Quel est le rôle de l’école et des enseignants ?

Évidemment, la sensibilisation, c’est-à-dire expliquer le phénomène, les mécanismes. Maintenant, c’est intégré dans les programmes. [Au Québec, le ministre de l’Éducation a annoncé en octobre que les programmes d’études en science et en technologie seront révisés pour faire plus de place aux changements climatiques.] Pour les jeunes qui ont des origines sociales plus défavorisées, c’est l’école qui joue ce rôle d’enseigner le changement climatique. L’autre chose que l’école peut ajouter, ce sont des propositions d’actions concrètes.

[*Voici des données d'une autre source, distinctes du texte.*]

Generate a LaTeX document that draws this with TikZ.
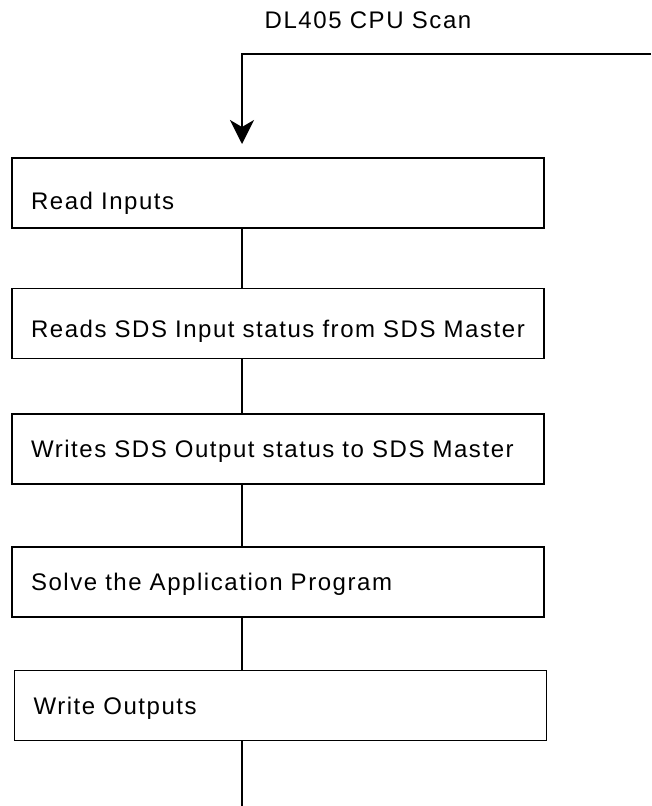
\documentclass[tikz,border=0pt]{standalone}
\usepackage{fontspec}
\setmainfont{Liberation Sans}[LetterSpace=6.5]
\usetikzlibrary{positioning, arrows.meta}
\tikzset{
    scanbox/.style={draw, minimum height=70pt, text width=494pt, inner xsep=19pt, align=left, font=\fontsize{24}{28}\selectfont, text height=17.2pt, text depth=0pt}, % one step of the scan
    lowered/.style={text height=#1}, % pushes the text down in its box
    >={Stealth[length=24pt, width=24pt, inset=7pt]}, % big filled arrow head
}

\begin{document}
\begin{tikzpicture}[x=1pt, y=-1pt, line width=1.6pt]
    \useasboundingbox (0,0) rectangle (651,806);
    \node[font=\fontsize{24}{28}\selectfont, anchor=base] (title) at (368,28) {DL405 CPU Scan};
    \node[scanbox, lowered=33.2pt] (read) at (278,193) {Read Inputs};
    \node[scanbox, lowered=27.2pt, below=59pt of read] (sdsin) {Reads SDS Input status from SDS Master};
    \node[scanbox, below=54pt of sdsin] (sdsout) {Writes SDS Output status to SDS Master};
    \node[scanbox, below=61pt of sdsout] (solve) {Solve the Application Program};
    \node[scanbox, below=52pt of solve, xshift=2.5pt] (write) {Write Outputs};
    \coordinate (spine) at (242,0);
    \coordinate (loop) at (651,54);
    \coordinate (entry) at (242,144);
    \coordinate (exit) at (242,806);
    \draw[->] (loop) -| (entry);
    \foreach \a/\b in {read/sdsin, sdsin/sdsout, sdsout/solve, solve/write}
        \draw (\a.south -| spine) -- (\b.north -| spine);
    \draw (write.south -| spine) -- (exit);
\end{tikzpicture}
\end{document}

Vous avez publié récemment un essai sur l’infantisme, une forme de discrimination à l’égard des mineurs. Quel impact cela a-t-il lorsque des adultes se moquent de la parole des jeunes ou la discréditent ?

L’impact, c’est de se sentir déconsidéré, d’être ignoré. C’est très blessant. Et c’est une perte d’opportunité parce que l’envie d’agir, elle est là. Ils ont envie de faire des choses, ils ont envie de participer, ils ont de l’énergie. C’est du gâchis de mal les considérer alors qu’ils ont envie de faire leur part.

Les propos de cette entrevue ont été modifiés par souci de concision.